Беседуя так в ожидании, пока все соберутся на репетицию, Иосиф и Консуэло ходили рядышком вдоль большой декорации заднего плана, изображавшей в тот вечер реку Араке; на самом деле то был огромный кусок полотна синего цвета, натянутый между двумя другими большими полотнами, размалеванными желтыми пятнами и представлявшими собой якобы Кавказские горы. Известно, что эти декорации заднего плана, приготовленные для спектакля, помещаются друг за другом таким образом, чтобы по мере надобности их можно было поднять с помощью блока. В проходах, отделяющих их одну от другой, во время представления снуют актеры, дремлют или обмениваются понюшками табаку статисты, сидя или лежа в пыли, под медленно стекающими из плохо заправленных кенкеток каплями деревянного масла. Днем по этим темным, узким проходам прогуливаются актеры, повторяя роли или разговаривая друг с другом о своих делах. Подчас они подслушивают чужие секреты, перехватывают сложные интриги, пользуясь тем, что говорящие не видят их из-за какого-нибудь морского залива или городской площади. По счастью, Метастазио не стоял на другом берегу Аракса в то время, когда неопытная Консуэло изливала Гайдну свое негодование артистки.
Репетиция началась. Это была вторая репетиция «Зенобии», и она шла так хорошо, что оркестранты даже аплодировали, ударяя, как обычно, смычками по своим скрипкам. Музыка Предиери была очаровательна, и Порпора дирижировал с гораздо большим подъемом, чем оперой Гассе. Роль Тиридата была одной из коронных ролей Кафариэлло, и он не находил ничего предосудительного в том, что, нарядив его в одежду сурового парфянского воина, его заставили ворковать, как Селадон, и говорить, как Клитандр. Консуэло хотя и чувствовала, что ее роль фальшива и напыщенна для античной героини, но по крайней мере самый характер изображаемого ею персонажа был ей по душе. Она даже находила в переживаниях своей героини сходство с душевным состоянием, которое испытала сама, когда очутилась между Альбертом и Андзолето.
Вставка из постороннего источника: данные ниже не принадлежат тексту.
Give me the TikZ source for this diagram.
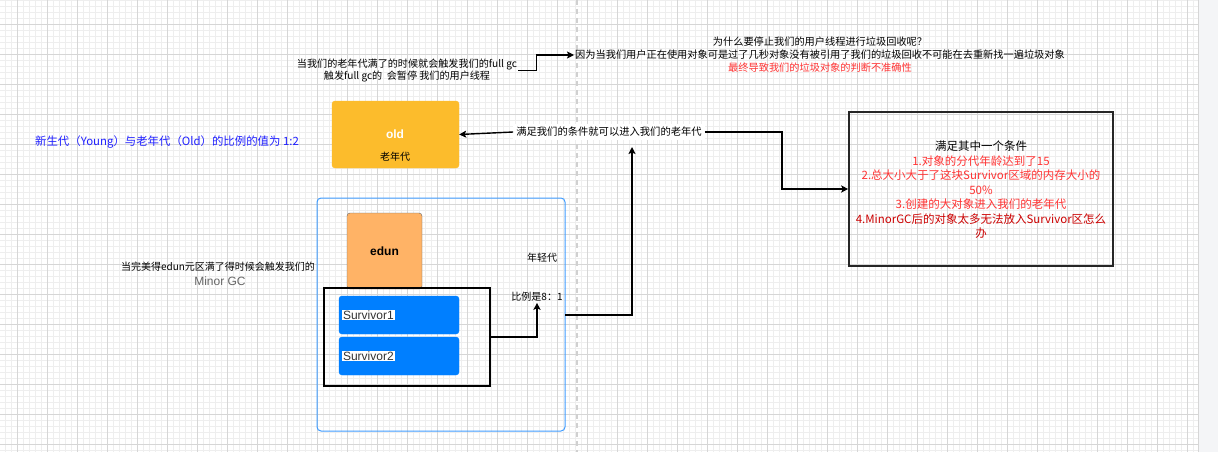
\documentclass[tikz,border=0pt]{standalone}
\usepackage{fontspec}
\setmainfont{Noto Sans CJK SC}
\newfontfamily\lat{Liberation Sans}
\usetikzlibrary{arrows.meta}
\definecolor{oldc}{HTML}{FCBC2C}
\definecolor{edunc}{HTML}{FFB366}
\definecolor{survc}{HTML}{007FFF}
\definecolor{youngc}{HTML}{3F9CFF}
\definecolor{redc}{HTML}{FF3333}
\definecolor{dredc}{HTML}{CC0000}
\definecolor{bluet}{HTML}{1F1FFF}
\definecolor{majg}{HTML}{D6D6D6}
\definecolor{ming}{HTML}{EEEEEE}
\definecolor{sideg}{HTML}{F4F5F7}
\definecolor{dashg}{HTML}{D0D0D0}
\definecolor{survt}{HTML}{333333}
\begin{document}
\begin{tikzpicture}[x=1pt,y=-1pt,
  arr/.style={line width=1.4pt, -{Stealth[length=7pt,width=7pt,inset=1.5pt]}},
  txt/.style={inner sep=1pt, align=center, font=\fontsize{10}{12.5}\selectfont},
  survbox/.style={fill=survc, draw=survc, rounded corners=3pt, minimum width=120pt, minimum height=38pt, inner sep=0pt},
  survlabel/.style={fill=white, text=survt, inner sep=1pt, anchor=west, font=\lat\fontsize{12}{14}\selectfont}
]
\useasboundingbox (0,0) rectangle (1218,452);
\fill[white] (0,0) rectangle (1218,452);
% minor grid
\foreach \x in {5,11,...,1198} \draw[ming, line width=0.8pt] (\x,0) -- (\x,452);
\foreach \y in {0,6,...,452} \draw[ming, line width=0.8pt] (0,\y) -- (1198,\y);
% major grid
\foreach \x in {17,47,...,1198} \draw[majg, line width=0.9pt] (\x,0) -- (\x,452);
\foreach \y in {24,54,...,452} \draw[majg, line width=0.9pt] (0,\y) -- (1198,\y);
% side area
\fill[sideg] (1198,0) rectangle (1218,452);
\draw[majg, line width=1pt] (1198,0) -- (1198,452);
% page break dashed line
\draw[dashg, line width=1.3pt, dash pattern=on 5pt off 4pt] (577,0) -- (577,452);

% young generation container
\node[draw=youngc, line width=1pt, rounded corners=4pt, minimum width=248pt, minimum height=233pt, inner sep=0pt] (young) at (441,314.5) {};
% edun
\node[draw=black!60, fill=edunc, rounded corners=3pt, minimum width=75pt, minimum height=76pt, inner sep=0pt, font=\lat\bfseries\fontsize{12}{14}\selectfont] (edun) at (384.5,251) {edun};
% survivor container
\node[draw=black, line width=1.5pt, minimum width=166pt, minimum height=98pt, inner sep=0pt] (cont) at (407,337) {};
\node[survbox] (s1) at (399,315) {};
\node[survbox] (s2) at (399,356) {};
\node[survlabel] (s1t) at ([xshift=3pt]s1.west) {Survivor1};
\node[survlabel] (s2t) at ([xshift=3pt]s2.west) {Survivor2};
\node[txt] (yl) at (542,258) {年轻代};
\node[txt] (ratio) at (537,297) {比例是8：1};

% old generation
\node[fill=oldc, draw=oldc, rounded corners=3pt, minimum width=127pt, minimum height=67pt, inner sep=0pt] (old) at (395.5,134.5) {};
\node[text=white, inner sep=1pt, font=\lat\bfseries\fontsize{12}{14}\selectfont] (oldt) at (395,134) {old};
\node[txt] (oldc) at (395,157) {老年代};

% blue ratio text
\node[inner sep=1pt, text=bluet, font=\fontsize{11.4}{14}\selectfont] (ratioText) at (167,142) {新生代（Young）与老年代（Old）的比例的值为 1:2};

% left minor gc text
\node[txt] (minor1) at (218,267) {当完美得edun元区满了得时候会触发我们的};
\node[inner sep=1pt, text=black!60, font=\lat\fontsize{12}{14}\selectfont] (minor2) at (220,281) {Minor GC};

% top texts
\node[txt, font=\fontsize{10.1}{11.5}\selectfont] (fullgc) at (407,70.5) {当我们的老年代满了的时候就会触发我们的full gc\\触发full gc的\ \ 会暂停 我们的用户线程};
\node[txt, font=\fontsize{10.2}{13}\selectfont] (why) at (820,55) {为什么要停止我们的用户线程进行垃圾回收呢？\\因为当我们用户正在使用对象可是过了几秒对象没有被引用了我们的垃圾回收不可能在去重新找一遍垃圾对象\\\textcolor{redc}{最终导致我们的垃圾对象的判断不准确性}};

% condition label
\node[fill=white, inner sep=3pt, font=\fontsize{10.3}{12}\selectfont] (cond) at (609,132) {满足我们的条件就可以进入我们的老年代};

% right box
\node[draw=black!85, line width=1.6pt, minimum width=264pt, minimum height=154pt, inner sep=0pt] (right) at (981,189) {};
\node[inner sep=0pt, align=center, font=\fontsize{11.5}{14.5}\selectfont] (rightt) at (981,190) {满足其中一个条件\\
\textcolor{redc}{1.对象的分代年龄达到了15}\\
\textcolor{redc}{2.总大小大于了这块Survivor区域的内存大小的}\\
\textcolor{redc}{50\%}\\
\textcolor{redc}{3.创建的大对象进入我们的老年代}\\
\textcolor{dredc}{4.MinorGC后的对象太多无法放入Survivor区怎么}\\
\textcolor{dredc}{办}};

% connectors
\coordinate (c1) at (782,132);
\coordinate (upend) at (632,147);
\coordinate (yout) at (565,315);
\draw[arr] (cond.west) -- (old.east);
\draw[arr] (cond.east) -- (c1) |- (right.west);
\draw[arr] (yout) -| (upend);
\draw[arr] (cont.east) -| (ratio.south);
\draw[arr] (fullgc.east) -- ++(18,0) |- (why.west);
\end{tikzpicture}
\end{document}
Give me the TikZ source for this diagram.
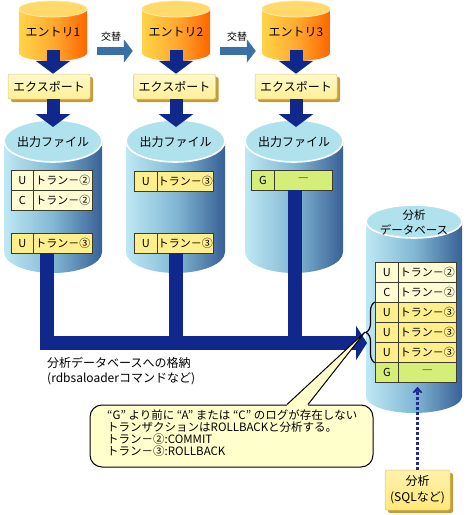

И, позабыв о необходимости передавать то, что мы называем теперь «местным колоритом», Консуэло жила только общечеловеческими чувствами и превзошла самое себя в арии, столь созвучной ее личным переживаниям:
Voi leggete in ogni core;Voi sapete, о giusti Dei,Se son puri i vod miei,Se innocente е la pieta[21]
В это мгновение ее охватил настоящий душевный трепет, и она сознавала, что триумф ею заслужен. Она уже не нуждалась в поощрении Кафариэлло, а певец, над которым на этот раз не тяготело присутствие Тези, искренне восхищался Консуэло; теперь она была уверена в себе, уверена, что произвела неотразимое впечатление на публику своим исполнением и что способна произвести такое впечатление при любых обстоятельствах и при любых слушателях. Она совершенно примирилась со своей ролью, с оперой, с товарищами, с самой собой – одним словом, примирилась с театром. И, несмотря на то, что за час до этого проклинала свое положение, она почувствовала такое глубокое, такое внезапное и могучее вдохновение, что только артист в состоянии понять, сколько веков труда, разочарований и страданий может оно искупить в один миг.